Before 1996 this gaudy extravaganza of a dining den was the ground floor canteen of the Peabody Trust (still based upstairs). In 96 Richard rented the space and employed designers to throw everything at it especially a lot of gold paint and as much naked imagery as they could lay their hands on. He then turned it into a Drury Lane restaurant lined with mezzanine balconies and cushions, giving the impression of a very small, very louche opera house. When Richard Niazzi died in 2008, Sarastro was taken over by his daughter Isabel and his wife's brother-in-law, Murad. After an impressive funeral procession through Covent Garden with Chelsea Pensioners, gypsy musicians and mounted police in attendance, Richard was buried in North Cyprus but his vision lives on.

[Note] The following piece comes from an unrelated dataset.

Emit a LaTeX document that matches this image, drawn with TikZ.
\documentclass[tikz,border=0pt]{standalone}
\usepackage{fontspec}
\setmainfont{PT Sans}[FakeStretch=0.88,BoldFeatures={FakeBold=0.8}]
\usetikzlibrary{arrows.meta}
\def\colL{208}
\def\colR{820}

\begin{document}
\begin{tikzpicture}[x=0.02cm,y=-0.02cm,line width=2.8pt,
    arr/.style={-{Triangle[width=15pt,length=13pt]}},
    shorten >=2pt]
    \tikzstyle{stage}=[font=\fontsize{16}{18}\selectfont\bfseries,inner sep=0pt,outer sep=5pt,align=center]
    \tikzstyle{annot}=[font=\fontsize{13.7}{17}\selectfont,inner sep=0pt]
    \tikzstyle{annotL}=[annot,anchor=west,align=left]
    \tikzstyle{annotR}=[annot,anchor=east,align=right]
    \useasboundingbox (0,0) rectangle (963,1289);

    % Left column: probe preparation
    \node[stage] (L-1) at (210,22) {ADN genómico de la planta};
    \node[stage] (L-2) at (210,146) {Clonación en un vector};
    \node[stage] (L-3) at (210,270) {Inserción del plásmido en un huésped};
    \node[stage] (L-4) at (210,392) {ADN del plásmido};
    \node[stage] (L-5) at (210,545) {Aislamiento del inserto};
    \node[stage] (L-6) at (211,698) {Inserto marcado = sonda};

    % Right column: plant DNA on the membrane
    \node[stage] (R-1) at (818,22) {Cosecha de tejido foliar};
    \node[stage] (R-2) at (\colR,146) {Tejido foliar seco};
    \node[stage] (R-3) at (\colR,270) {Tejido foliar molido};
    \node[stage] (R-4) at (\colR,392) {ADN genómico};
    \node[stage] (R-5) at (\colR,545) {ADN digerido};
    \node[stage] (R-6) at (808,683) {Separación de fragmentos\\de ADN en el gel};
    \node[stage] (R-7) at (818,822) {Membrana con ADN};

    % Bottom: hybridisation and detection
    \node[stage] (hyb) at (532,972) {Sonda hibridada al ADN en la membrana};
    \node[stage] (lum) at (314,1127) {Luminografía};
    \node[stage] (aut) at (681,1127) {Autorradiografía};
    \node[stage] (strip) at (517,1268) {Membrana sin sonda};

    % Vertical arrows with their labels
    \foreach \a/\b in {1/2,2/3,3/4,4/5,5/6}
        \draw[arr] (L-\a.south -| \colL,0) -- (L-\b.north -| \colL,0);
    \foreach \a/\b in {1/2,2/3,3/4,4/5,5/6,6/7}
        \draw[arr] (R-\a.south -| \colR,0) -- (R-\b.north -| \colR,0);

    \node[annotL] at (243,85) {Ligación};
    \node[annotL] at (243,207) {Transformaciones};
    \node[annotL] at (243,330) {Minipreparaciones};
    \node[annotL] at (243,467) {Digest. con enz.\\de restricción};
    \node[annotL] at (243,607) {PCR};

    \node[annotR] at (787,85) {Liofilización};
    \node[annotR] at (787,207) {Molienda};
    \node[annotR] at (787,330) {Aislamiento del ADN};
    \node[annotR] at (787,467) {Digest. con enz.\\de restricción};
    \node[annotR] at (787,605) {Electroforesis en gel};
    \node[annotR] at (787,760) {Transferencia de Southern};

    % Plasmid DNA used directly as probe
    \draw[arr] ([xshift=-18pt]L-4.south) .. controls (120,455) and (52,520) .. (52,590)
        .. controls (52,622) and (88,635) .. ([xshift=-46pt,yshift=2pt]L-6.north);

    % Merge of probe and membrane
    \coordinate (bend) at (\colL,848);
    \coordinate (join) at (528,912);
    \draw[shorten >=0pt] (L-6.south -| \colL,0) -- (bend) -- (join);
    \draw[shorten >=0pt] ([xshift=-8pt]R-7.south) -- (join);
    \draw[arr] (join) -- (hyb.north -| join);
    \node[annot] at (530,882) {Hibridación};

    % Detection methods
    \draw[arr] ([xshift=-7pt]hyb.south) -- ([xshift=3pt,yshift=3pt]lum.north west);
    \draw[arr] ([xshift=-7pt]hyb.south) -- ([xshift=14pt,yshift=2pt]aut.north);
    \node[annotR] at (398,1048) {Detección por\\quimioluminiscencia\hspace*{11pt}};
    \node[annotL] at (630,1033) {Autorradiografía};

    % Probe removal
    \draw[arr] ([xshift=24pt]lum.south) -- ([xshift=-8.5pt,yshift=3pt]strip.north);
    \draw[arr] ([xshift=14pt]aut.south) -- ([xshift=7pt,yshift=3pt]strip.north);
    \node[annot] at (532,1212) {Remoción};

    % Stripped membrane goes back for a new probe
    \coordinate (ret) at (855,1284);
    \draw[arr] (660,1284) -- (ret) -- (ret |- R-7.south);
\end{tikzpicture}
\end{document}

Today Sarastro is an institution serving excellent Turkish food. It calls itself the show after the show as many people come here before or after the opera. There is always plenty of live music – and even the occasional singing waiter. A string quartet plays on Sundays and the energetic Colin Roy belts out Delilah magnificently on Thursday evenings.

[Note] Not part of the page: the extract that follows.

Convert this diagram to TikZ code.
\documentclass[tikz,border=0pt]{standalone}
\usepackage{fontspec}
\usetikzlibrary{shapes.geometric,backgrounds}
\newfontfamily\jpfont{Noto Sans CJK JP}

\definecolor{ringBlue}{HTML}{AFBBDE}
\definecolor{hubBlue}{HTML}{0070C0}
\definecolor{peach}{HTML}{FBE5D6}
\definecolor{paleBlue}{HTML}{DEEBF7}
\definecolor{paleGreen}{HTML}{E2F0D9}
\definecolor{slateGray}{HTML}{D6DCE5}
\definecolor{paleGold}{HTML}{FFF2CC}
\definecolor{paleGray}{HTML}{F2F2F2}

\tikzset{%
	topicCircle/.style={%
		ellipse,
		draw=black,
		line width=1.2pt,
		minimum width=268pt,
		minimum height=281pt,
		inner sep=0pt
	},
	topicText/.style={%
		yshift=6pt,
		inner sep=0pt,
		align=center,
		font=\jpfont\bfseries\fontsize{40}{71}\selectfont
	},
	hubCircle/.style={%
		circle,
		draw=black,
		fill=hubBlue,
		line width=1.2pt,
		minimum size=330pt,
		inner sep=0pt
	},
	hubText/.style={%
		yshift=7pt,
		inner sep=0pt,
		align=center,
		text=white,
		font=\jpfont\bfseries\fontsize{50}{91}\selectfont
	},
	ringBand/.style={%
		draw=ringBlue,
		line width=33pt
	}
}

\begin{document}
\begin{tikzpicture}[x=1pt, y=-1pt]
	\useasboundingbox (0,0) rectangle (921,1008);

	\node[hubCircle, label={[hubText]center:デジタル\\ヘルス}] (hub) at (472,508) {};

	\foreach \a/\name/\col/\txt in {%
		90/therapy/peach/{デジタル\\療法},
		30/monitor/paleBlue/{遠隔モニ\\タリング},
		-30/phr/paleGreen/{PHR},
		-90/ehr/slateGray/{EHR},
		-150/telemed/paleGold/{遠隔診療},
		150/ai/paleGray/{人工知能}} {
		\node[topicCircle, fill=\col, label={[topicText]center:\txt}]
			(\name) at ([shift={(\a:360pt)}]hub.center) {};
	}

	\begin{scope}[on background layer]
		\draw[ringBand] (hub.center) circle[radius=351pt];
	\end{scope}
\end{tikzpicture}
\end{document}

The wine list offers five reds and five whites by glass as well as two rosés. There is also a respectable number of wines by the bottle, mainly from France, Italy, Australia, Chile and South Africa.

What Sarastro is best known for is its bathrooms, which are the lewdest in London and not to be missed. Much as I love drinking here, no wine list could compete with the impact of Richard Niazzi's washroom décor.